- Vach Kabud Rural District Location within Iran Vach Kabud Rural District Location within Ilam Province
- Coordinates: 32°51′48″N 47°30′11″E﻿ / ﻿32.86333°N 47.50306°E
- Country: Iran
- Province: Ilam
- County: Abdanan
- District: Sarabbagh
- Capital: Vachakab

Population (2016)
- • Total: 1,000
- Time zone: UTC+3:30 (IRST)

= Vach Kabud Rural District =

Rural district in Ilam province, Iran

Vach Kabud Rural District (دهستان وچ کبود) (Note: Formerly Chamkabud Rural District (دهستان چم‌کبود)) is in Sarabbagh District of Abdanan County, Ilam province, Iran.

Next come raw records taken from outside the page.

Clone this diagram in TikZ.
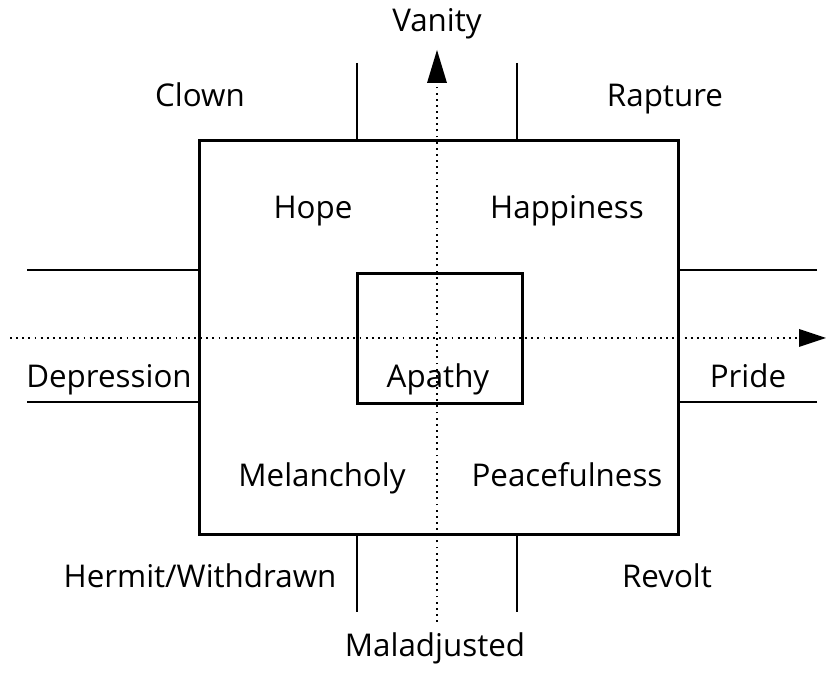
\documentclass[tikz,border=0pt]{standalone}
\usepackage{fontspec}
\setmainfont{Open Sans}
\usetikzlibrary{arrows.meta}

\begin{document}
\begin{tikzpicture}[
  x=0.75pt, y=-0.75pt,
  box/.style={rectangle, draw, line width=2.1pt, inner sep=0pt},
  wall/.style={line width=2.1pt},
  axis/.style={line width=1.7pt, dash pattern=on 1.4pt off 3.2pt},
  lbl/.style={font=\fontsize{23.5}{26}\selectfont, inner sep=0pt, anchor=base}
]
\useasboundingbox (0,0) rectangle (826,677);

% boxes
\node[box, minimum width=359pt, minimum height=296pt] (outer) at (439,337.5) {};
\node[box, minimum width=124pt, minimum height=97pt] (inner) at (440,338.5) {};

% axes
\coordinate (south) at (437,622);
\coordinate (north) at (437,50);
\coordinate (west) at (10,338);
\coordinate (east) at (826,338);
\draw[axis] (south) -- (437,84);
\fill (north) -- (447,83) -- (427,83) -- cycle;
\draw[axis] (west) -- (800,338);
\fill (east) -- (799,347) -- (799,329) -- cycle;

% walls round the outer box
\coordinate (tl) at (357,63);
\coordinate (tr) at (517,63);
\coordinate (bl) at (357,612);
\coordinate (br) at (517,612);
\coordinate (lt) at (27,270);
\coordinate (lb) at (27,402);
\coordinate (rt) at (817,270);
\coordinate (rb) at (817,402);
\draw[wall] (tl) -- (tl |- outer.north);
\draw[wall] (tr) -- (tr |- outer.north);
\draw[wall] (bl) -- (bl |- outer.south);
\draw[wall] (br) -- (br |- outer.south);
\draw[wall] (lt) -- (lt -| outer.west);
\draw[wall] (lb) -- (lb -| outer.west);
\draw[wall] (rt) -- (rt -| outer.east);
\draw[wall] (rb) -- (rb -| outer.east);

% labels
\node[lbl] (vanity) at (437,32) {Vanity};
\node[lbl] (clown) at (200,107) {Clown};
\node[lbl] (rapture) at (665,107) {Rapture};
\node[lbl] (hope) at (313,219) {Hope};
\node[lbl] (happiness) at (567,219) {Happiness};
\node[lbl] (depression) at (109,388) {Depression};
\node[lbl] (apathy) at (438,388) {Apathy};
\node[lbl] (pride) at (748,388) {Pride};
\node[lbl] (melancholy) at (322,487) {Melancholy};
\node[lbl] (peaceful) at (567,487) {Peacefulness};
\node[lbl] (hermit) at (200,588) {Hermit/Withdrawn};
\node[lbl] (revolt) at (667,588) {Revolt};
\node[lbl] (malad) at (435,657) {Maladjusted};
\end{tikzpicture}
\end{document}
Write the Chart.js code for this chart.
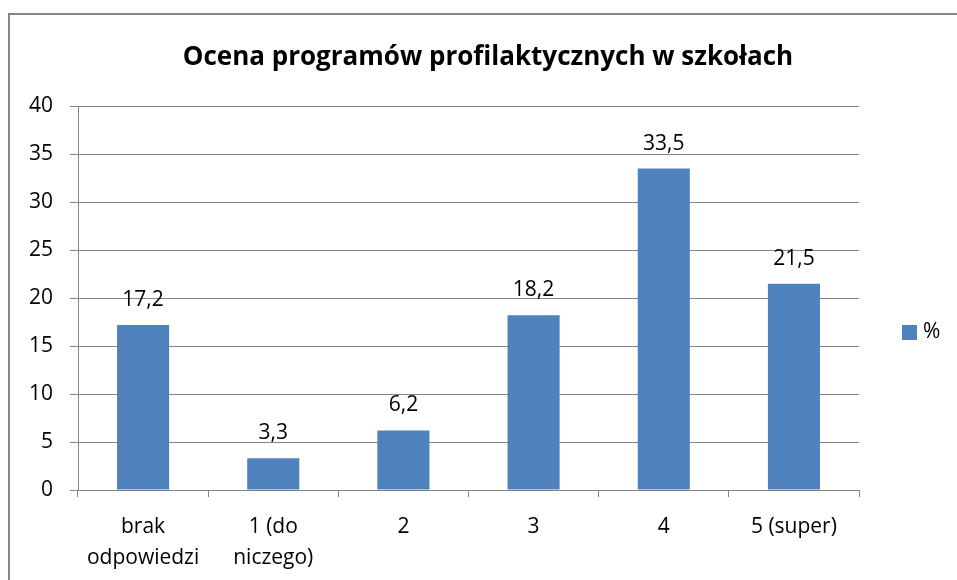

Its capital is the village of Vachakab. The previous capital of the rural district was the village of Chamkabud. Prior to that time, its capital was the village of Shahrak-e Hezarani.

==Demographics==
===Population===
At the time of the 2006 National Census, the rural district's population (as Chamkabud Rural District) was 5,424 in 1,108 households. There were 5,539 inhabitants in 1,397 households at the following census of 2011. The 2016 census measured the population of the rural district as 1,000 people in 269 households, by which time it was renamed Vach Kabud Rural District. The most populous of its five villages was Vachakab, with 621 people.